Born and raised in Springfield, Ill., Mr. Heffernan was hired by the old Western Electric Co. in 1941, shortly before he joined the Navy and served in the South Pacific during World War II.
An aerial radar technician, he flew numerous combat missions and survived a plane crash.
After the war, he returned to the telephone equipment manufacturer and was among the first personnel to staff Western Electric's Eastern regional headquarters in Cockeysville, beginning in 1964.
Family members said he worked on a small phone known as the "Princess" and the push-button touch service that replaced the rotary dial. He retired in 1984.

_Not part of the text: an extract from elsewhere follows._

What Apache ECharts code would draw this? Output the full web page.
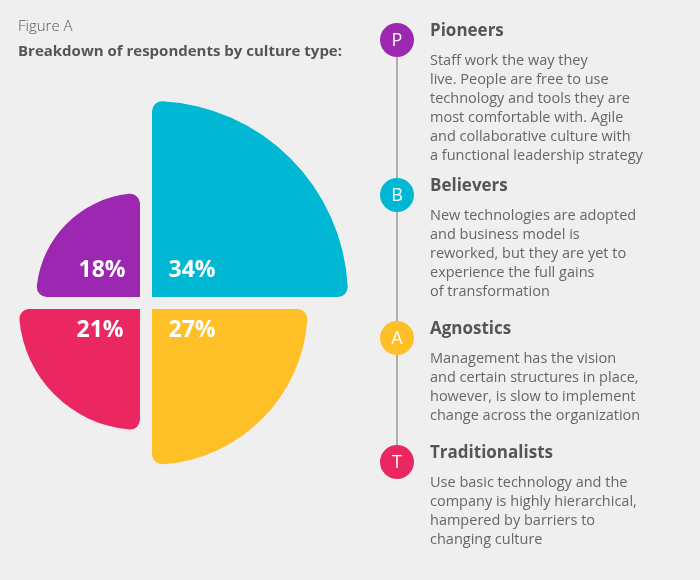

Mr. Heffernan was a past president of St. Brendan's Division of the Ancient Order of Hibernians and dressed in formal attire, including a top hat, during the annual march in Baltimore's St. Patrick's Day parade.
A Mass of Christian burial will be offered at 10 a.m. tomorrow in the chapel at Oak Crest Village, 8801 Walther Blvd., Parkville.
Survivors include two sons, William O. Heffernan of Stevenson and Thomas Heffernan of Monkton; two daughters, Kathleen Flynn of Hockessin, Del., and Colleen Burke of Joplin, Mo.; 10 grandchildren; and a great-grandson. His wife of 49 years, the former Catherine "Kay" O'Malley, died in 1996.